The faithful mercy of God shown to the Israelites, he said, became even more accessible in the person of Jesus Christ.

Before the mercy congress opened, participants joined Pope Benedict XVI for a memorial Mass marking the third anniversary of the death of Pope John Paul II, who promoted the divine mercy devotions.

The devotions were begun in the late 1930s by St. Faustina Kowalska, a Polish nun who said she had a vision of Jesus in which he asked for devotions to divine mercy on the Sunday after Easter. As Archbishop Karol Wojtyla of Krakow, Poland, the future Pope John Paul opened the nun's sainthood cause. As pope, he beatified her in 1993, canonized her in 2000 and declared the Sunday after Easter to be Divine Mercy Sunday.

Cardinal Schonborn said Pope John Paul saw the divine mercy devotions "as a response to the indescribable proportions evil assumed in the 20th century, which he, in his own life, witnessed: the horrors of national socialism, the incredible sufferings of the Polish population during the Nazi occupation and under communism."

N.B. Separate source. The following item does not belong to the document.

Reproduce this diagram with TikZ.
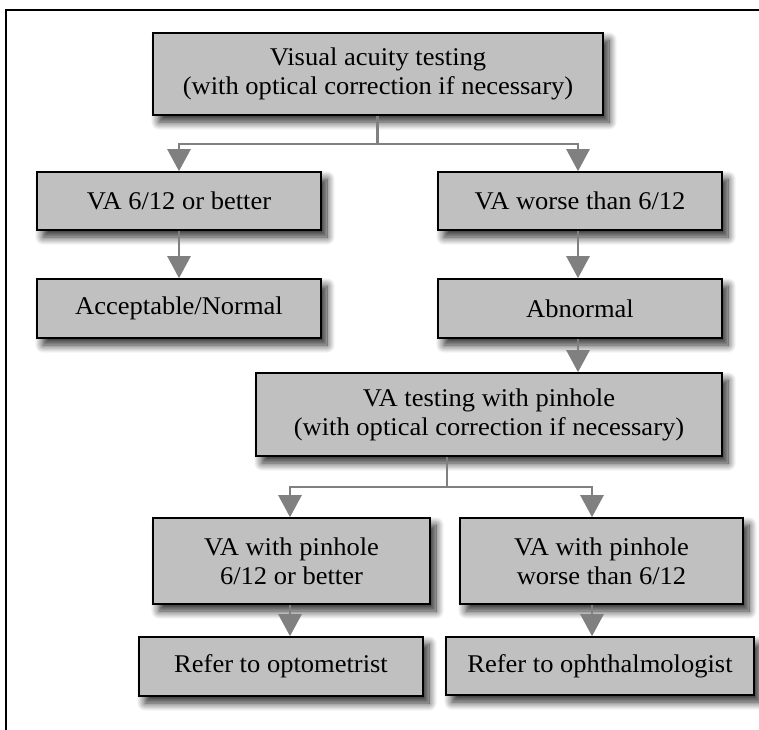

The pope saw divine mercy as the only remedy to hatred, violence and oppression, he said.

Calling Catholics to be "witnesses of mercy," he was calling them not only to occasional acts of charity, but to recognize their own sinfulness, seek God's healing and live with mercy toward all so that others would see how mercy could change the world.

"Mercy is concrete," he said. "It does not regard everyone a little bit, but the person who, here and now, needs my help."

Addressing the congress April 3, French Cardinal Philippe Barbarin of Lyon said that in his experiences of dialogue with Jews and with Muslims, both in France and in North Africa, the theme of God's mercy is an important starting point because both religions strongly emphasize the merciful God.

Interreligious dialogue, he said, is important to help people "take the step from tolerance to mutual esteem and, if the Lord gives us this grace, to admiration."